_Information shown_.
===

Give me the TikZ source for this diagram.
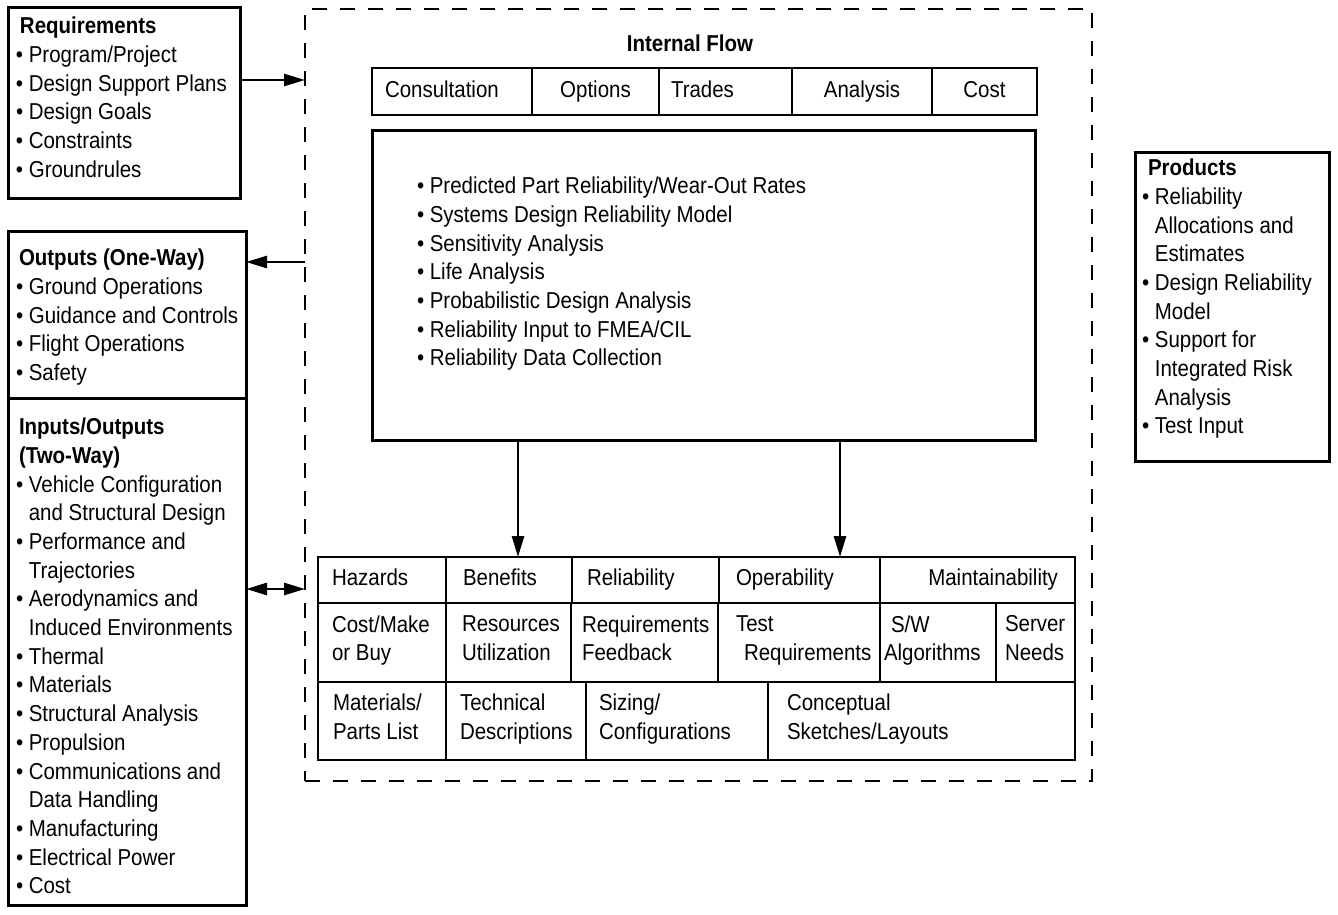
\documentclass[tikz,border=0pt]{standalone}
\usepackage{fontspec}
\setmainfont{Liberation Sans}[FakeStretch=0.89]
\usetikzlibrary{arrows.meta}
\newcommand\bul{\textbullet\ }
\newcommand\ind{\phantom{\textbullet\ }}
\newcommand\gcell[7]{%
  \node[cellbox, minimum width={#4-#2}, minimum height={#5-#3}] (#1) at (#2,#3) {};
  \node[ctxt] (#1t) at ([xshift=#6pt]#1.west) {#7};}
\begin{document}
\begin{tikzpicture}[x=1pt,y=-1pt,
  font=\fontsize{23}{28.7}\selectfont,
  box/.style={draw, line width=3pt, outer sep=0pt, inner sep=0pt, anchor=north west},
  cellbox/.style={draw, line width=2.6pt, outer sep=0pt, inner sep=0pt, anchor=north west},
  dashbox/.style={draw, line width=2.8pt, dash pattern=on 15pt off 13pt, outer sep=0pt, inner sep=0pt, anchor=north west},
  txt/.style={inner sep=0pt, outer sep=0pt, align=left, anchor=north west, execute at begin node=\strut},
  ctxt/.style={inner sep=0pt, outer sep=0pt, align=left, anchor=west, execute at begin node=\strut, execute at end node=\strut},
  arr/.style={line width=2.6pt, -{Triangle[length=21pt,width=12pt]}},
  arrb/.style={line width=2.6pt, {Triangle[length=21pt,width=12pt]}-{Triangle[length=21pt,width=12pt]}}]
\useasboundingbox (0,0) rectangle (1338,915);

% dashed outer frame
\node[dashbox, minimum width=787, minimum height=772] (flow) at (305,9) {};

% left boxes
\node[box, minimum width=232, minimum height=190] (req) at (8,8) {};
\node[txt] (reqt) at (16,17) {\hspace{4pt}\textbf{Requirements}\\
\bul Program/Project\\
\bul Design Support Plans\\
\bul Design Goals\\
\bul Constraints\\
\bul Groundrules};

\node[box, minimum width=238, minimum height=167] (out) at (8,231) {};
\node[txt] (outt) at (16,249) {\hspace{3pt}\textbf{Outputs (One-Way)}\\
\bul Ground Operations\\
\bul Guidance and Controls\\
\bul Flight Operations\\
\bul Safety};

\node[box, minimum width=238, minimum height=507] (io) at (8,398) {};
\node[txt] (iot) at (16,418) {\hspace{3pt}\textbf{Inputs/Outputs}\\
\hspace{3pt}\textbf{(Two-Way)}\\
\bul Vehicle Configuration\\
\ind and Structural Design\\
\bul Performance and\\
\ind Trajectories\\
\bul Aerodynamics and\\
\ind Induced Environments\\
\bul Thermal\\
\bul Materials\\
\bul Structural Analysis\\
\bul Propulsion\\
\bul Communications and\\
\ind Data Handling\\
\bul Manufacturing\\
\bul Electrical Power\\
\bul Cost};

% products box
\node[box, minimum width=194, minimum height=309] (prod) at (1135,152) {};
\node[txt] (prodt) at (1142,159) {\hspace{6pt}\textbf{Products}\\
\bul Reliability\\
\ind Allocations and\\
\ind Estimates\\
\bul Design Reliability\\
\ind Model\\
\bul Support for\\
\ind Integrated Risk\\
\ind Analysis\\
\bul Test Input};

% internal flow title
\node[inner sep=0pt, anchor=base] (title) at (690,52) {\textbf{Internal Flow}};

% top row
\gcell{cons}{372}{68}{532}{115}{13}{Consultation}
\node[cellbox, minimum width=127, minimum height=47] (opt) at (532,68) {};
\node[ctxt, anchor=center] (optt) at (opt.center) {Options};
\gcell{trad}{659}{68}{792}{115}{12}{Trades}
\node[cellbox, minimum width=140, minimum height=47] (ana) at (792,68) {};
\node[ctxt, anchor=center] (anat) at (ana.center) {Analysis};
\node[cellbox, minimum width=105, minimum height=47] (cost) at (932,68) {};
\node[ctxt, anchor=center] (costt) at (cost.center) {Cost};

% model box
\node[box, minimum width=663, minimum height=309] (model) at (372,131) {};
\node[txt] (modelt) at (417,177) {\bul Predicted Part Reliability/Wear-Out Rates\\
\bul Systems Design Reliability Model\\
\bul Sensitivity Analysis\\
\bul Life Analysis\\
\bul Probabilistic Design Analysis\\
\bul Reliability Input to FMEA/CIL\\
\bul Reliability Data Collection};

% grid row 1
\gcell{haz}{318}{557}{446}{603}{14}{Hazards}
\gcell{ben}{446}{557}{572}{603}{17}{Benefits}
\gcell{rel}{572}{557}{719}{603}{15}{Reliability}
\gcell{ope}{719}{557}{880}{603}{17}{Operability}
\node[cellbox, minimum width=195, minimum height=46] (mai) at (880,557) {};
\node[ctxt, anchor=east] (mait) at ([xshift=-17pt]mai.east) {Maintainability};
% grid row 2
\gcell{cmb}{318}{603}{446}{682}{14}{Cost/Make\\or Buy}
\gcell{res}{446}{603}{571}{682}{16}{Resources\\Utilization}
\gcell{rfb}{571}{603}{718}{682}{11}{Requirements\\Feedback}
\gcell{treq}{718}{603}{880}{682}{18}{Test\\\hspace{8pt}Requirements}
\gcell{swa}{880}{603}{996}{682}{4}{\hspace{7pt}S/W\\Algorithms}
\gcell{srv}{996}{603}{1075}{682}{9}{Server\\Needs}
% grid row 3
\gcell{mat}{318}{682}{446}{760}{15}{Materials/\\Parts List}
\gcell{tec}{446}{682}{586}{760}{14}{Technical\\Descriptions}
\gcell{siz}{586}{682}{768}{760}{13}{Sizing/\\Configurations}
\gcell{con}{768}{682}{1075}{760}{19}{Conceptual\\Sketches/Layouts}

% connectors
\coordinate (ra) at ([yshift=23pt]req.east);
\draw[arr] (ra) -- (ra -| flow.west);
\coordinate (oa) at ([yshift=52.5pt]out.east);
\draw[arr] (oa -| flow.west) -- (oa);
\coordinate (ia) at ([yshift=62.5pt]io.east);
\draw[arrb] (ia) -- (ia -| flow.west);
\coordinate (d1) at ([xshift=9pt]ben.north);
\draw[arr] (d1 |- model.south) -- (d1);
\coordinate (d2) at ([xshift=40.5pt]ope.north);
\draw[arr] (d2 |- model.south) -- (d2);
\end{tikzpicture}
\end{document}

===

_What this task involves_. Pictures stay out. Print the data exactly, from its first line through the line containing "(0,0) rectangle (1338,915);".

_Output for this exercise_.
Give me the TikZ source for this diagram.
\documentclass[tikz,border=0pt]{standalone}
\usepackage{fontspec}
\setmainfont{Liberation Sans}[FakeStretch=0.89]
\usetikzlibrary{arrows.meta}
\newcommand\bul{\textbullet\ }
\newcommand\ind{\phantom{\textbullet\ }}
\newcommand\gcell[7]{%
  \node[cellbox, minimum width={#4-#2}, minimum height={#5-#3}] (#1) at (#2,#3) {};
  \node[ctxt] (#1t) at ([xshift=#6pt]#1.west) {#7};}
\begin{document}
\begin{tikzpicture}[x=1pt,y=-1pt,
  font=\fontsize{23}{28.7}\selectfont,
  box/.style={draw, line width=3pt, outer sep=0pt, inner sep=0pt, anchor=north west},
  cellbox/.style={draw, line width=2.6pt, outer sep=0pt, inner sep=0pt, anchor=north west},
  dashbox/.style={draw, line width=2.8pt, dash pattern=on 15pt off 13pt, outer sep=0pt, inner sep=0pt, anchor=north west},
  txt/.style={inner sep=0pt, outer sep=0pt, align=left, anchor=north west, execute at begin node=\strut},
  ctxt/.style={inner sep=0pt, outer sep=0pt, align=left, anchor=west, execute at begin node=\strut, execute at end node=\strut},
  arr/.style={line width=2.6pt, -{Triangle[length=21pt,width=12pt]}},
  arrb/.style={line width=2.6pt, {Triangle[length=21pt,width=12pt]}-{Triangle[length=21pt,width=12pt]}}]
\useasboundingbox (0,0) rectangle (1338,915);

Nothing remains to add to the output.